> WHAT THE TASK REQUIRES: Look through the material below. Copy each line that contains the string "with".

> SUPPLIED DATA:
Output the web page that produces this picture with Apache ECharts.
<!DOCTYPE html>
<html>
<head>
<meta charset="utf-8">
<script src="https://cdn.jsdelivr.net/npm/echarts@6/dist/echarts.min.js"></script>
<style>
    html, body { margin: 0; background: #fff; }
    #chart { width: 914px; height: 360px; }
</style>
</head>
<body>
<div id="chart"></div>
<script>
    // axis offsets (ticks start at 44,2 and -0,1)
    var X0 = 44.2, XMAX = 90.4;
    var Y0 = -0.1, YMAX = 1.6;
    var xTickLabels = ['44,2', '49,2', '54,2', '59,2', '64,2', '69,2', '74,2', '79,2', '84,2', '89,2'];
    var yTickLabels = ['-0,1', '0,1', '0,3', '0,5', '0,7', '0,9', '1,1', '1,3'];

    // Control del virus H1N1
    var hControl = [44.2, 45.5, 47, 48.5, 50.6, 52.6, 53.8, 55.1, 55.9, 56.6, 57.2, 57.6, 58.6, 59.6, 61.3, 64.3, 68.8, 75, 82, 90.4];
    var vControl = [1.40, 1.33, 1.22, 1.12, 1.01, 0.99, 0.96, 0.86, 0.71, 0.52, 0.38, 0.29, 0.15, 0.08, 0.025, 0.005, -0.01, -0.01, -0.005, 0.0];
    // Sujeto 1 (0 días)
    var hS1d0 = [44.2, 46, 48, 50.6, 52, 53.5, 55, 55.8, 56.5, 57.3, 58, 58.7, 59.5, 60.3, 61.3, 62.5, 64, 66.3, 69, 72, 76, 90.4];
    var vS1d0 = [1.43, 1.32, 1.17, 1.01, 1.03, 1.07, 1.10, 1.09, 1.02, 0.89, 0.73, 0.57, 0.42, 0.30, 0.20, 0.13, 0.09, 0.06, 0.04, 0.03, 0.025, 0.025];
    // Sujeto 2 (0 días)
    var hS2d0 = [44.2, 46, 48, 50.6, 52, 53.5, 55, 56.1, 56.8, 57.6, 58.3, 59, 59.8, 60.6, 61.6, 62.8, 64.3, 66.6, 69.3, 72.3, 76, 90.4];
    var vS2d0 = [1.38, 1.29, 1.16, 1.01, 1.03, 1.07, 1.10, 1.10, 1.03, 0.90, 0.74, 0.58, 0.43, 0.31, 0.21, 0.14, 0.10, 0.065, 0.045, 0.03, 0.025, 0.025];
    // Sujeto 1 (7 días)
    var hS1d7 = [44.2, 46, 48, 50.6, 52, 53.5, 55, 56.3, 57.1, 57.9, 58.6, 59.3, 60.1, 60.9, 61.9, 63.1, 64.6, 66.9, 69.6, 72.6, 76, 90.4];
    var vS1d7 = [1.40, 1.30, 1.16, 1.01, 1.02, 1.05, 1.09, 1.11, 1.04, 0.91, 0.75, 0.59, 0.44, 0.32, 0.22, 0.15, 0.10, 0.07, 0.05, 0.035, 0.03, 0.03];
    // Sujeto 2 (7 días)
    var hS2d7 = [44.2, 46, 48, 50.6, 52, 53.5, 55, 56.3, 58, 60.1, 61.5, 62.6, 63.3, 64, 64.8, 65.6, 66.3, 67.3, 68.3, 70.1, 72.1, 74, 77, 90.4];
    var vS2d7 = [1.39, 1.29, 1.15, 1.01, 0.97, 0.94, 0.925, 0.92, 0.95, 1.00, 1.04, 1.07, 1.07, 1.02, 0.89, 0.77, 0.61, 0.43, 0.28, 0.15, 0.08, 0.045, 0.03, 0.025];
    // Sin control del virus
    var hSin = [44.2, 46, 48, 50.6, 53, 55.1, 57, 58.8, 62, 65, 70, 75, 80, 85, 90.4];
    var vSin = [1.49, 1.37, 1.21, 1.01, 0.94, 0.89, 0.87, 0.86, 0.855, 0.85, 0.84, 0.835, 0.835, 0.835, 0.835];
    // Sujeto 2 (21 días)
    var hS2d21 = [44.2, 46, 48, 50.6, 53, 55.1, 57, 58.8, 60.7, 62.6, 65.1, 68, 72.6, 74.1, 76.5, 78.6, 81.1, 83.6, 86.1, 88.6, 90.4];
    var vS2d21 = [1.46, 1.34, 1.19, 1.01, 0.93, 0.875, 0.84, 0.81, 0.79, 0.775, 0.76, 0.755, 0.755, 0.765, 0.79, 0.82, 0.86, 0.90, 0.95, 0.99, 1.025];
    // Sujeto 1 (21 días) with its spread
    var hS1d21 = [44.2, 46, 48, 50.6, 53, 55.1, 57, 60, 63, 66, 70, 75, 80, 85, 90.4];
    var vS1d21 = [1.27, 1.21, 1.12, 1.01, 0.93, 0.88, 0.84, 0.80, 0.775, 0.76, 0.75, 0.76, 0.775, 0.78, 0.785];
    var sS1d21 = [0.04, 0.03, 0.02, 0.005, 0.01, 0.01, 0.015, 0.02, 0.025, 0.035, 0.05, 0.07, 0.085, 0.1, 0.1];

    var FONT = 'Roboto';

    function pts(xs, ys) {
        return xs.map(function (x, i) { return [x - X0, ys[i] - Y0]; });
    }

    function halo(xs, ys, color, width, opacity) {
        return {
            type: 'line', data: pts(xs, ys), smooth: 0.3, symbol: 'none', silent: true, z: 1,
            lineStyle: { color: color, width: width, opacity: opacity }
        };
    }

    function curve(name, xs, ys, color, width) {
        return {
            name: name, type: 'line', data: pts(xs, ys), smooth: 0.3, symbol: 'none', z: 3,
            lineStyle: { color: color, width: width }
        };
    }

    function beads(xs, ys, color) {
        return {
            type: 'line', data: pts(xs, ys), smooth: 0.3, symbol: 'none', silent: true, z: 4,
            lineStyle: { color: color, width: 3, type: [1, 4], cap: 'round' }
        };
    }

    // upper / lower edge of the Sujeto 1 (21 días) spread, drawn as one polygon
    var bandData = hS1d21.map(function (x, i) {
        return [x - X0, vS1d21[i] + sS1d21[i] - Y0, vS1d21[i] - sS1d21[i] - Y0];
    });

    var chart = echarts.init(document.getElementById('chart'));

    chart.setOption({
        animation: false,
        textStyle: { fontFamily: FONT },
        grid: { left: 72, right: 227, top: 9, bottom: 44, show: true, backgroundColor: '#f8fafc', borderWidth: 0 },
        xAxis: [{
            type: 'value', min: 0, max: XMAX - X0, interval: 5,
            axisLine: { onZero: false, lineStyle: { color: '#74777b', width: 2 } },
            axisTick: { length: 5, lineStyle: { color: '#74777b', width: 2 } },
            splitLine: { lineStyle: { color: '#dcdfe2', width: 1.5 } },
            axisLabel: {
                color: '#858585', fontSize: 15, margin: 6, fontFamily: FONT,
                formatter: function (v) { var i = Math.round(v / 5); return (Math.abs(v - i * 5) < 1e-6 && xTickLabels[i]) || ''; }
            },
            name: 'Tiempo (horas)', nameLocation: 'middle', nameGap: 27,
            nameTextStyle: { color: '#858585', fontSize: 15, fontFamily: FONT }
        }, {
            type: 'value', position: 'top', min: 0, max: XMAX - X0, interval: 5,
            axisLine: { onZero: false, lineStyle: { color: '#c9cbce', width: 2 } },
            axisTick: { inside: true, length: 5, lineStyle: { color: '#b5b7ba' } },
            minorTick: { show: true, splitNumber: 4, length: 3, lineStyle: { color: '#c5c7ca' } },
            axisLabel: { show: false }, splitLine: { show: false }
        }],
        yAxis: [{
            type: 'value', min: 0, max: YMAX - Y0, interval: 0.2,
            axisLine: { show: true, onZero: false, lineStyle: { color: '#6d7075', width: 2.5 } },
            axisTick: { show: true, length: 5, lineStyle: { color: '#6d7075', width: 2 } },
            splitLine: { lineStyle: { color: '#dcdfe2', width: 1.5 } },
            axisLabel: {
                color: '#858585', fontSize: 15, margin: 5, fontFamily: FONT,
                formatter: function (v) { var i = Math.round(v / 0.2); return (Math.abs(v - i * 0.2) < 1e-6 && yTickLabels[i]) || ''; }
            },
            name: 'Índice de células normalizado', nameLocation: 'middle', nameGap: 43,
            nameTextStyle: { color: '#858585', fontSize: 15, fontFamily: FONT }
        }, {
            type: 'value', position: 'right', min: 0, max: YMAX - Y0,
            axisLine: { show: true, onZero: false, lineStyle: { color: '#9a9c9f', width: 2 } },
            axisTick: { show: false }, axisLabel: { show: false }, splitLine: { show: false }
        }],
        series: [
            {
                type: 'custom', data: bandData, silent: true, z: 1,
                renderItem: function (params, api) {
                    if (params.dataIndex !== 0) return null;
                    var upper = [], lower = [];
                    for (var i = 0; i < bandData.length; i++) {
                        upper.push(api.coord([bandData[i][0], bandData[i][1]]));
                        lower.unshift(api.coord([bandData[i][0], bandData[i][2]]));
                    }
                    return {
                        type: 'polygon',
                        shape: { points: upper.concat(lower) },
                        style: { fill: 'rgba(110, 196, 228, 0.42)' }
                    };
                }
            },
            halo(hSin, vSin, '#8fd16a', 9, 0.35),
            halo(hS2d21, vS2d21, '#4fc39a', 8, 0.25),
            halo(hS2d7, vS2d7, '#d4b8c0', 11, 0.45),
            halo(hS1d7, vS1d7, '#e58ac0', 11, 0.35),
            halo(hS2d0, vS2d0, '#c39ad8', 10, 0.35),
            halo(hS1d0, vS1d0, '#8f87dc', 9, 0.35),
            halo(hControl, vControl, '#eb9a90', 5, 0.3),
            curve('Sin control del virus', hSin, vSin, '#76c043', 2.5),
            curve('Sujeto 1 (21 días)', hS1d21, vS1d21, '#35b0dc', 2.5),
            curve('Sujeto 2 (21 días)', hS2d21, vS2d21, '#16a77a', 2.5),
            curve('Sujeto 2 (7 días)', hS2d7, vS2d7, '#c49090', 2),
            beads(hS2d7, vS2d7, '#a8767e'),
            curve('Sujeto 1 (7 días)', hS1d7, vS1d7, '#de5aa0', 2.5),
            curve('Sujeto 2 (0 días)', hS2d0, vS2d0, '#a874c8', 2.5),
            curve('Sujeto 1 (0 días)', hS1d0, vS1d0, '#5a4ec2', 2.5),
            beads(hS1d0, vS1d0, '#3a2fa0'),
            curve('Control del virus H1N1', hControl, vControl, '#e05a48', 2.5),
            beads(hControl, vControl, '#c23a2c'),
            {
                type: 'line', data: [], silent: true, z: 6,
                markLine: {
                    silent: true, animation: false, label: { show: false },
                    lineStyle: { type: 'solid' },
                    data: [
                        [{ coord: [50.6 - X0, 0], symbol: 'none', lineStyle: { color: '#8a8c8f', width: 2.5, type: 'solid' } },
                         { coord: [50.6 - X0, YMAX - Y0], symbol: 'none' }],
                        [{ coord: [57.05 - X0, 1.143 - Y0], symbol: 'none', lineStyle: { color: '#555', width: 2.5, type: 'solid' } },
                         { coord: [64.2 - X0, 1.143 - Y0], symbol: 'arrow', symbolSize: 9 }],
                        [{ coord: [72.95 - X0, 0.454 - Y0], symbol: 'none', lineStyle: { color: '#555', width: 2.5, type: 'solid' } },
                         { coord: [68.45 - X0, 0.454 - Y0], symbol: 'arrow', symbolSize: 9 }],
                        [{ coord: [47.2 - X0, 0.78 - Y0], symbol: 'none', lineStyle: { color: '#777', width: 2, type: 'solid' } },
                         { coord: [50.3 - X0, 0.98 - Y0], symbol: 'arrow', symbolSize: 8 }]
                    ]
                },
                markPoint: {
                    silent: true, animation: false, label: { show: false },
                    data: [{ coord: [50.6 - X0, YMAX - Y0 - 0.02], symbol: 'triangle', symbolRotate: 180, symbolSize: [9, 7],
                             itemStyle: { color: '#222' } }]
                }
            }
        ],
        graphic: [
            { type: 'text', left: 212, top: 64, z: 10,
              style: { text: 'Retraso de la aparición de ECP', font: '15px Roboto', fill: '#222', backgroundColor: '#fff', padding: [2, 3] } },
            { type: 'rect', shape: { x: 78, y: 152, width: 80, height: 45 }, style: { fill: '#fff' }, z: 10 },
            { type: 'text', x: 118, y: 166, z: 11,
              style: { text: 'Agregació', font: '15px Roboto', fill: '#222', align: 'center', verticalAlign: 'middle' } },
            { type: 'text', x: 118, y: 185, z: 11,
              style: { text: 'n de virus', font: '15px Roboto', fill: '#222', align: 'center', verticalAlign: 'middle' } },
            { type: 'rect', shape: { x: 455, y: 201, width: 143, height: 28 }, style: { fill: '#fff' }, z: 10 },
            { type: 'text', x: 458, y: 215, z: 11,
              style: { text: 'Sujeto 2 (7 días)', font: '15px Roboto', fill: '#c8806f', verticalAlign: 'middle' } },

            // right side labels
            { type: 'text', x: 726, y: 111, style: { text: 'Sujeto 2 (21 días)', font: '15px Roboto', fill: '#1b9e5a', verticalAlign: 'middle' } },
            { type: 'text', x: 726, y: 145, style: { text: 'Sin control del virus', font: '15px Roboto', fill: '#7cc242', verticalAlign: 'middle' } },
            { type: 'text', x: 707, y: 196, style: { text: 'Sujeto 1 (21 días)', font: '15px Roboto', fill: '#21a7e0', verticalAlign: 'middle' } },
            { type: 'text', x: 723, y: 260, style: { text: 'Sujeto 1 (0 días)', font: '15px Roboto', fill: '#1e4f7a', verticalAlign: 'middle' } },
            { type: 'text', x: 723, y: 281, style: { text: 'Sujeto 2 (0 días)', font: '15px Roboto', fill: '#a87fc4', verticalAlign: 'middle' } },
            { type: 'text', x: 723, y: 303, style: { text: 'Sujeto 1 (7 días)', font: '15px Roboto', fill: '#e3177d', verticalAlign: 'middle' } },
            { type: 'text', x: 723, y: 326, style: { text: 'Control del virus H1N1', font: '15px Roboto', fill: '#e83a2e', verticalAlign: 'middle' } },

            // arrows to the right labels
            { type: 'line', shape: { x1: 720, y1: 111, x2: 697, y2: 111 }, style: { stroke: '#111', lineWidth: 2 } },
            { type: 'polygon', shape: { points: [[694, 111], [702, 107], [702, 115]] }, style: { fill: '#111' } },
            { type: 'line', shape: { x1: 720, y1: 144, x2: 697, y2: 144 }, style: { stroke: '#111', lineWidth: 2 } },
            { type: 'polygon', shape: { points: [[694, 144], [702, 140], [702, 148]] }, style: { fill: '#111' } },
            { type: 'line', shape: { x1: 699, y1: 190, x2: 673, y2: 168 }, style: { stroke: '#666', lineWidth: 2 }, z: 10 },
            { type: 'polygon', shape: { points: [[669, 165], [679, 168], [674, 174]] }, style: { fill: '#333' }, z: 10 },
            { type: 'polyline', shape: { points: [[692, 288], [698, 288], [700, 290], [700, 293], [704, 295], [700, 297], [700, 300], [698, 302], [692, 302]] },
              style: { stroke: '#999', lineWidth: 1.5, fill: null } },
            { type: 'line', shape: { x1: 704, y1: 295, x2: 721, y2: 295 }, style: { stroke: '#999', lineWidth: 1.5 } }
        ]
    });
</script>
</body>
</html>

> FINISHED EXERCISE:
Output the web page that produces this picture with Apache ECharts.
    // Sujeto 1 (21 días) with its spread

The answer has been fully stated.